As a small business owner, you have heard, considered, or even taken some of above measures in an attempt to make your business more profitable. While these measures can have a positive impact on the bottom line, can they really have a positive impact on your company’s business valuation? Will they maximize your company’s purchase price when you decide to sell your business? Let’s take a look at some of the key value drivers that can influence a business valuation, above and beyond financials.
Does your company have a unique recipe, one-of-a-kind formula, proprietary process, or other brand characteristics that differentiate your products from its competition, thus differentiating your company? How do you stand out from the noise in your industry to differentiate from the competition? A competitive small business that is highly marketable to business buyers should have at least one of the following characteristics when compared to its competitors: faster, cheaper, better quality. These traits are value drivers and when properly positioned, can positively impact a business valuation and perceived value from a prospective buyer.
Have you secured customers or partnerships that are loyal to you, regardless of competitive threats? Such scenarios can significantly drive the value of a business because you all but eliminate the competition and maintain a stable, predictive presence. A defensible position is something that is very difficult to replicate. This could be a product or service you have developed that is beyond the reach of your competitors due to the costs, time, and resources required to ‘catch up’.
Has your company developed a unique application, tool or technology as part of its ongoing operations? Does it give you a competitive advantage? If so, this proprietary innovation or intellectual property can be positioned as a key value driver for your business. Technologies or processes do not have to be patented to carry value but privacy and confidentiality must be maintained. It is critical that non-compete and confidentiality agreements be strictly adhered to and enforced by the company, before and after a transfer of ownership. The benefits, application and purpose of your proprietary technology should be explained to a business valuation consultant.
Strong Market Share
Is your company head-and-shoulders ahead of its immediate competition? Has your company executed a roll-up strategy to buyout the competition? If your company has been and continues to be a high-profile leader in its market, a major value driver in a business valuation is dominant market share. In addition, you may not be the leader in your space, but if your brand recognition, service/product reliability and customer satisfaction are very high, this can be very attractive to a strategic buyer. This driver of goodwill should be adequately presented to an expert when conducting a business valuation.
Is your business successful due to repeat business, year after year? Do you have longterm contracts that exceed 12-months? A value driver in contract or service-based operations is loyal customers who continually require the company’s offerings due to their levels of satisfaction and consequent brand loyalty. It is important that your business not be too reliant on a handful of major clients where if they left, your business would be significantly damaged. A good rule of thumb is 25% of your revenues should not be from less than 5-10% of your clients. Should the majority of your company’s revenues come from a few customers, a discount will be applied to a business valuation due lack of uncertainty and stability.

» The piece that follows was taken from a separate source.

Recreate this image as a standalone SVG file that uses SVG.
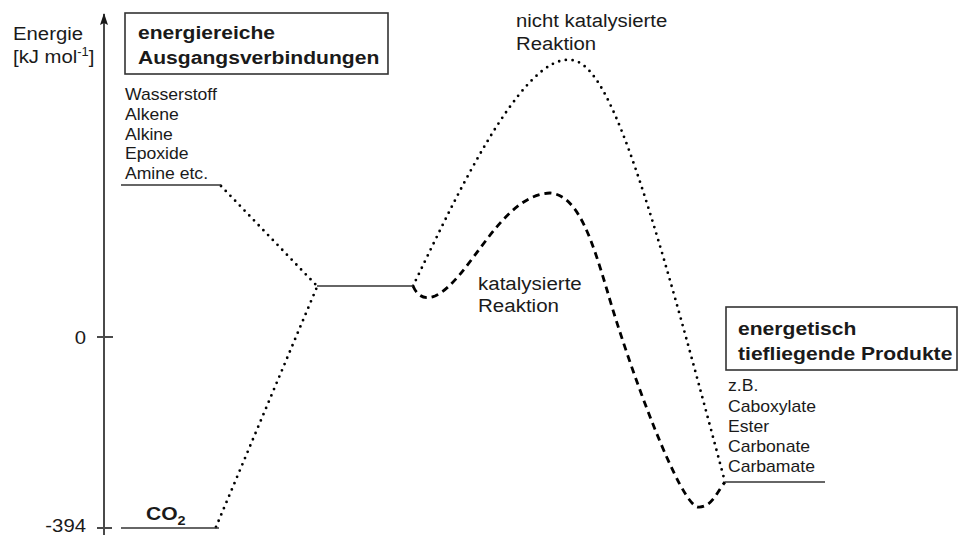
<svg xmlns="http://www.w3.org/2000/svg" width="959" height="535" viewBox="0 0 959 535">
<defs>
<style>
.t{font-family:"Liberation Sans",Arial,Helvetica,sans-serif;font-size:19px;fill:#1a1a1a}
.b{font-weight:bold}
.s{font-size:16px}
.lvl{stroke:#333;stroke-width:1.6;fill:none}
.axis{stroke:#4a4a4a;stroke-width:2;fill:none}
.dot{stroke:#000;stroke-width:2.8;stroke-dasharray:0 6.8;stroke-linecap:round;fill:none}
.dash{stroke:#000;stroke-width:2.8;stroke-dasharray:7 5;fill:none}
.box{fill:#fff;stroke:#333;stroke-width:1.6}
</style>
<marker id="arrow" markerUnits="userSpaceOnUse" markerWidth="8" markerHeight="12" refX="4" refY="1" orient="0" viewBox="0 0 8 12">
<path d="M4,0 L8,12 L4,10 L0,12 Z" fill="#1a1a1a"/>
</marker>
</defs>
<rect width="959" height="535" fill="#fff"/>

<g id="axis">
<line class="axis" x1="104" y1="535" x2="104" y2="14" marker-end="url(#arrow)"/>
<line class="axis" x1="97" y1="337" x2="113" y2="337"/>
<line class="axis" x1="97" y1="528" x2="112" y2="528"/>
<text class="t" transform="matrix(1.07 0 0 1 13 40)">Energie</text>
<text class="t" transform="matrix(1.07 0 0 1 13 63)">[kJ mol<tspan font-size="12" dy="-7">-1</tspan><tspan dy="7">]</tspan></text>
<text class="t" text-anchor="end" transform="matrix(1.07 0 0 1 86 344)">0</text>
<text class="t" text-anchor="end" transform="matrix(1.07 0 0 1 86 532)">-394</text>
</g>

<g id="connectors">
<path id="c-start-int" class="dot" d="M221,186 L317,286"/>
<path id="c-co2-int" class="dot" d="M216,527 L317,287"/>
<path id="c-uncat" class="dot" d="M413,286 C450,210 520,55 570,60 C610,60 650,200 725,482"/>
<path id="c-cat" class="dash" d="M413,286 Q420,302 435,296 C470,280 500,195 550,193 C578,195 592,240 607,290 C630,370 680,505 698,507 C712,508 718,490 725,482"/>
</g>

<g id="node-start">
<rect class="box" x="125" y="13" width="263" height="61"/>
<text class="t b" transform="matrix(1.11 0 0 1 138 39)">energiereiche</text>
<text class="t b" transform="matrix(1.11 0 0 1 138 64)">Ausgangsverbindungen</text>
<text class="t s" transform="matrix(1.1 0 0 1 125 100)">Wasserstoff</text>
<text class="t s" transform="matrix(1.1 0 0 1 125 120)">Alkene</text>
<text class="t s" transform="matrix(1.1 0 0 1 125 139.5)">Alkine</text>
<text class="t s" transform="matrix(1.1 0 0 1 125 159)">Epoxide</text>
<text class="t s" transform="matrix(1.1 0 0 1 125 179)">Amine etc.</text>
<line class="lvl" x1="121" y1="185" x2="221" y2="185"/>
</g>

<g id="node-co2">
<line class="lvl" x1="121" y1="528" x2="219" y2="528"/>
<text class="t b" transform="matrix(1.11 0 0 1 146 520)">CO<tspan font-size="13" dy="5">2</tspan></text>
</g>

<g id="node-intermediate">
<line class="lvl" x1="317" y1="286" x2="413" y2="286" stroke="#111"/>
</g>

<g id="label-uncat">
<text class="t" transform="matrix(1.07 0 0 1 516 27)">nicht katalysierte</text>
<text class="t" transform="matrix(1.07 0 0 1 516 50)">Reaktion</text>
</g>

<g id="label-cat">
<text class="t" transform="matrix(1.08 0 0 1 478 290)">katalysierte</text>
<text class="t" transform="matrix(1.08 0 0 1 478 312)">Reaktion</text>
</g>

<g id="node-products">
<rect class="box" x="726" y="307" width="231" height="63"/>
<text class="t b" transform="matrix(1.11 0 0 1 738 335)">energetisch</text>
<text class="t b" transform="matrix(1.11 0 0 1 738 360)">tiefliegende Produkte</text>
<text class="t s" transform="matrix(1.1 0 0 1 728 391)">z.B.</text>
<text class="t s" transform="matrix(1.1 0 0 1 728 412)">Caboxylate</text>
<text class="t s" transform="matrix(1.1 0 0 1 728 432)">Ester</text>
<text class="t s" transform="matrix(1.1 0 0 1 728 452)">Carbonate</text>
<text class="t s" transform="matrix(1.1 0 0 1 728 472)">Carbamate</text>
<line class="lvl" x1="725" y1="482" x2="825" y2="482"/>
</g>
</svg>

What is the average length of employment amongst your staff? A responsible business buyer will be looking for opportunities where the current staff, especially management, will remain in place, following the current owner’s exit from the business. Having key employee contracts, non-competes, but more importantly a loyal, dedicated staff that is committed to the companies success regardless of ownership change will be highly valuable to a prospective buyer and thus reflected in a business valuation.
Has your company found a way to be a low-cost producer or its products or services? Businesses that can effectively bring their product to market below the market average do have a cost advantage value driver. This can be achieved through key production partnerships, lien operations and financial commitments, unique employee contracts, etc. There are many value drivers that can be found within any small business and influence business valuation; these should be investigated on a case-by-case basis, ideally with the assistance of a professional consultant. Take a closer look at your operations to uncover some of the hidden gems and unique benefits your business has to offer future buyers. While primary drivers will be reflected in your company’s past and future financial performance, some of these intangible value drivers can enhance a buyer’s perceived value of your business leading to a higher purchase price. You cannot reap rewards overnight, but systematic emphasis on how to your increase your value through day-to-day operations will set you on the right path for higher financial rewards.